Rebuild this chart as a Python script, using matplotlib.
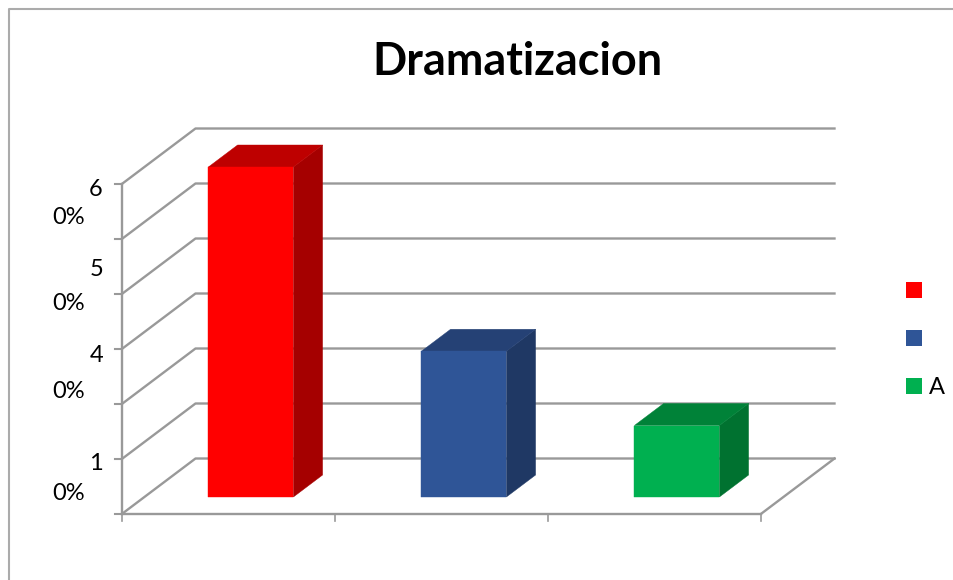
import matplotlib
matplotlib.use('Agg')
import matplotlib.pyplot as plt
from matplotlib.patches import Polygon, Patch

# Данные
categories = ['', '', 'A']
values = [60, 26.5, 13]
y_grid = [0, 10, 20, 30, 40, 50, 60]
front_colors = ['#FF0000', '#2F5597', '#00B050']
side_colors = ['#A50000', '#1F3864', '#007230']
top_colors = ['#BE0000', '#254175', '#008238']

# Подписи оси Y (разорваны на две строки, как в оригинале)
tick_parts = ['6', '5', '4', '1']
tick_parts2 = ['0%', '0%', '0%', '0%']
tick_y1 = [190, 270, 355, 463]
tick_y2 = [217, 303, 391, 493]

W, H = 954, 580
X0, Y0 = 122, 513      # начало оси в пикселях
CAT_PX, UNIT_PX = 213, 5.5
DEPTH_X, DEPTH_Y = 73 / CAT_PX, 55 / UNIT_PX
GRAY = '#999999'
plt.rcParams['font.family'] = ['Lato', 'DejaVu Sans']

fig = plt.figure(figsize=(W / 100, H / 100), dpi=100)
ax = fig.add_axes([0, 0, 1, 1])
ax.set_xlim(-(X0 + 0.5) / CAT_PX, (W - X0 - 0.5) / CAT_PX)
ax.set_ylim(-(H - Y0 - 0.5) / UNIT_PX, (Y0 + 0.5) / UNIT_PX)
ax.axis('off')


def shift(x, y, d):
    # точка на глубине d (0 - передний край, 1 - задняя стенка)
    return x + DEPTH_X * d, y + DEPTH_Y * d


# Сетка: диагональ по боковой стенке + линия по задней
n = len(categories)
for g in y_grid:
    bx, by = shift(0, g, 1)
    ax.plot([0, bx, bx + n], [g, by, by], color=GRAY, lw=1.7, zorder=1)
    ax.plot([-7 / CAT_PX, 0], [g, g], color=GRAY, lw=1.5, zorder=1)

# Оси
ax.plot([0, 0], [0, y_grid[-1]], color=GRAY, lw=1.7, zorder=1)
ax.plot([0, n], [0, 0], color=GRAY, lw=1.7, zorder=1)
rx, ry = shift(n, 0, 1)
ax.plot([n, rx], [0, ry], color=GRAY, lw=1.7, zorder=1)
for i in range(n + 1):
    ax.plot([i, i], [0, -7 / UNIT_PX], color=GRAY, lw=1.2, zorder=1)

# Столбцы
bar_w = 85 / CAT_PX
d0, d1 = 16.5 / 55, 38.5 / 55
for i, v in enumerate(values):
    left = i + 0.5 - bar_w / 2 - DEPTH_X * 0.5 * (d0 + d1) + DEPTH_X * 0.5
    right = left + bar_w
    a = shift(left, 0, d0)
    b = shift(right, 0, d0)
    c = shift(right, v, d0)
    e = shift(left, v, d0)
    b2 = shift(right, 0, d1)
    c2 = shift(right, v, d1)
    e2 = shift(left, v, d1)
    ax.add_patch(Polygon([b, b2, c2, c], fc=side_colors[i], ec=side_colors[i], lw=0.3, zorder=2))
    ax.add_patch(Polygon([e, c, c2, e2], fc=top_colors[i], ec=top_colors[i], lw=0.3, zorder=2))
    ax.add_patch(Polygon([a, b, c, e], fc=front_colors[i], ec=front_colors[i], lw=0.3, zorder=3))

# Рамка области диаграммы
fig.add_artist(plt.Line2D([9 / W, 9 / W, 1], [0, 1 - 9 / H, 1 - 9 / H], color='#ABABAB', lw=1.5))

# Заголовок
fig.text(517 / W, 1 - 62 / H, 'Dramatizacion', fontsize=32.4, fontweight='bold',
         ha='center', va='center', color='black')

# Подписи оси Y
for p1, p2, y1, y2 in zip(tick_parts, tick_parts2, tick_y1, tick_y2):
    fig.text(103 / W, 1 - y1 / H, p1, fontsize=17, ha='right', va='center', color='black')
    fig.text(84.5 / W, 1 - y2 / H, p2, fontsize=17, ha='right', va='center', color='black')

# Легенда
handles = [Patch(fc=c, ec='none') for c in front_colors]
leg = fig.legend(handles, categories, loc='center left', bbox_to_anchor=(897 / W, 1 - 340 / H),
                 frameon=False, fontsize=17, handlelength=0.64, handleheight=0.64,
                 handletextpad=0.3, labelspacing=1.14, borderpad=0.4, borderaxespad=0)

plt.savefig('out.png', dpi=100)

= = = =

* [Request]
Gather each line in the data that holds the string "matplotlib".

* [Problem solution]
Rebuild this chart as a Python script, using matplotlib.
import matplotlib
matplotlib.use('Agg')
import matplotlib.pyplot as plt
from matplotlib.patches import Polygon, Patch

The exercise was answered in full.